I’m happy that my daughter’s creativity is being fueled by literary pilgrimages to both historical and fictional places, and I was also pleased to find that she was inspired by the music and step-dancing that she saw at Avonlea and at the ceilidhs we went to in Stanley Bridge. She made up many new songs, including one about “Imagination”: “You’ve got to go the way your imagination’s going….” The music at
Avonlea, with Leon Gallant and Mike Pendergast singing songs like Margie Carmichael Scotto’s “The Red Dirt Road” and other Island favourites, including many of their own songs, was definitely a highlight of the trip. So was my daughter’s delight in discovering that the drummer, Brendan Peters, also played the role of Anne’s schoolteacher, Mr. Phillips.
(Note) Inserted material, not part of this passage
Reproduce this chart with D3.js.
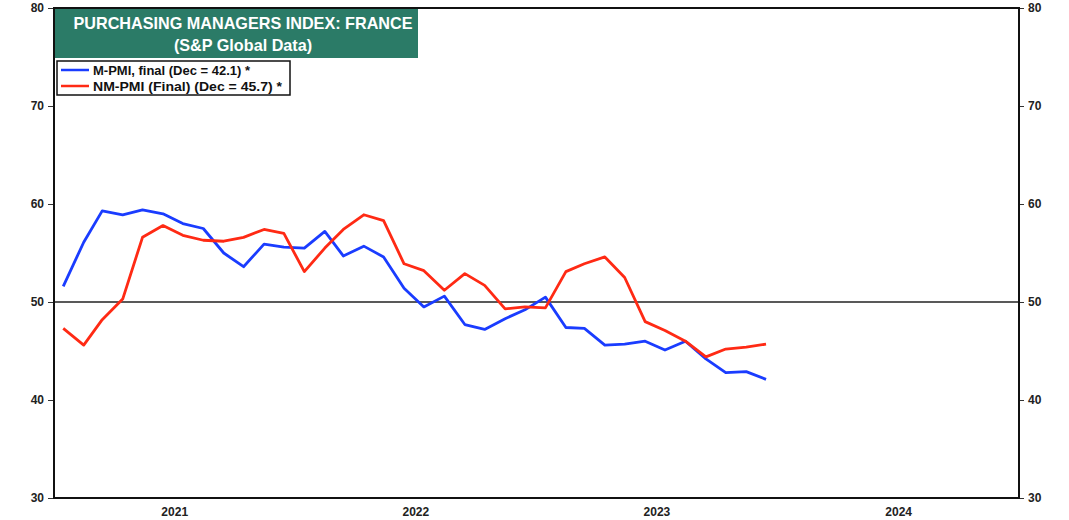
<!DOCTYPE html>
<html><head><meta charset="utf-8">
<script src="https://cdn.jsdelivr.net/npm/d3@7"></script>
<style>body{margin:0;background:#fff}svg{display:block;font-family:"Liberation Sans",Arial,sans-serif}</style>
</head><body>
<svg id="c" width="1069" height="520"></svg>
<script>
const months = d3.range(36).map(i => new Date(2021, i, 15));
const mPmi = [51.6,56.1,59.3,58.9,59.4,59.0,58.0,57.5,55.0,53.6,55.9,55.6,
              55.5,57.2,54.7,55.7,54.6,51.4,49.5,50.6,47.7,47.2,48.3,49.2,
              50.5,47.4,47.3,45.6,45.7,46.0,45.1,46.0,44.2,42.8,42.9,42.1];
const nmPmi = [47.3,45.6,48.2,50.3,56.6,57.8,56.8,56.3,56.2,56.6,57.4,57.0,
               53.1,55.5,57.4,58.9,58.3,53.9,53.2,51.2,52.9,51.7,49.3,49.5,
               49.4,53.1,53.9,54.6,52.5,48.0,47.1,46.0,44.4,45.2,45.4,45.7];
const yTicks = [30,40,50,60,70,80];
const yearLabels = ["2021","2022","2023","2024"];
const titleLines = ["PURCHASING MANAGERS INDEX: FRANCE","(S&P Global Data)"];
const legendLabels = ["M-PMI, final (Dec = 42.1) *","NM-PMI (Final) (Dec = 45.7) *"];
const colors = ["#1a3cff","#ff2a14"];

const L=54, R=1019, T=8, B=498;
const svg = d3.select("#c");
const x = d3.scaleTime().domain([new Date(2021,0,1), new Date(2025,0,1)]).range([L,R]);
const y = d3.scaleLinear().domain([30,80]).range([B,T]);

// axes
const yl = svg.append("g").attr("transform",`translate(${L},0)`)
  .call(d3.axisLeft(y).tickValues(yTicks).tickSize(6).tickPadding(4));
const yr = svg.append("g").attr("transform",`translate(${R},0)`)
  .call(d3.axisRight(y).tickValues(yTicks).tickSize(5).tickPadding(4));
[yl,yr].forEach(g=>{
  g.select(".domain").remove();
  g.selectAll("text").attr("font-size",12).attr("font-weight","bold").attr("fill","#222");
  g.selectAll("line").attr("stroke","#333");
});
const xa = svg.append("g").attr("transform",`translate(0,${B})`)
  .call(d3.axisBottom(x).tickValues(yearLabels.map(s=>new Date(+s,6,2))).tickFormat(d=>String(d.getFullYear())).tickSize(0).tickPadding(9));
xa.select(".domain").remove();
xa.selectAll("text").attr("font-size",12).attr("font-weight","bold").attr("fill","#222");

// 50 line
svg.append("line").attr("x1",L).attr("x2",R).attr("y1",y(50)).attr("y2",y(50))
  .attr("stroke","#222").attr("stroke-width",1.5);

// lines
const line = d3.line().x((d,i)=>x(months[i])).y(d=>y(d));
[mPmi,nmPmi].forEach((s,k)=>{
  svg.append("path").datum(s).attr("d",line).attr("fill","none")
    .attr("stroke",colors[k]).attr("stroke-width",2.8).attr("stroke-linejoin","round");
});

// frame
svg.append("rect").attr("x",L).attr("y",T).attr("width",R-L).attr("height",B-T)
  .attr("fill","none").attr("stroke","#111").attr("stroke-width",2);

// title box
svg.append("rect").attr("x",L+1).attr("y",T+1).attr("width",363).attr("height",49).attr("fill","#2b7b67");
titleLines.forEach((t,i)=>{
  svg.append("text").attr("x",243).attr("y",29+i*22).attr("text-anchor","middle")
    .attr("font-size",16.2).attr("font-weight","bold").attr("fill","#fff").text(t);
});

// legend
svg.append("rect").attr("x",57).attr("y",61).attr("width",233).attr("height",34)
  .attr("fill","#fff").attr("stroke","#111").attr("stroke-width",1.5);
legendLabels.forEach((t,i)=>{
  const yy = 70+i*16;
  svg.append("line").attr("x1",61).attr("x2",89).attr("y1",yy).attr("y2",yy)
    .attr("stroke",colors[i]).attr("stroke-width",2.5);
  svg.append("text").attr("x",93).attr("y",yy+4.5).attr("font-size",13).attr("font-weight","bold")
    .attr("fill","#111").attr("textLength", i===0?157:189).attr("lengthAdjust","spacingAndGlyphs").text(t);
});
</script>
</body></html>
It’s worth going to Avonlea for the music alone, whether you’re an Anne fan or not. Many of the songs are on the band’s new CD, “Songs from the Shanty.”
I have no plans to open a tourist attraction inspired by Longbourn or Pemberley. But I can already imagine my daughter someday as a lively Elizabeth answering Darcy’s first proposal–“I had not known you a month before I felt that you were the last man in the world whom I could ever be prevailed upon to marry”–and sounding just like Anne rejecting Gilbert.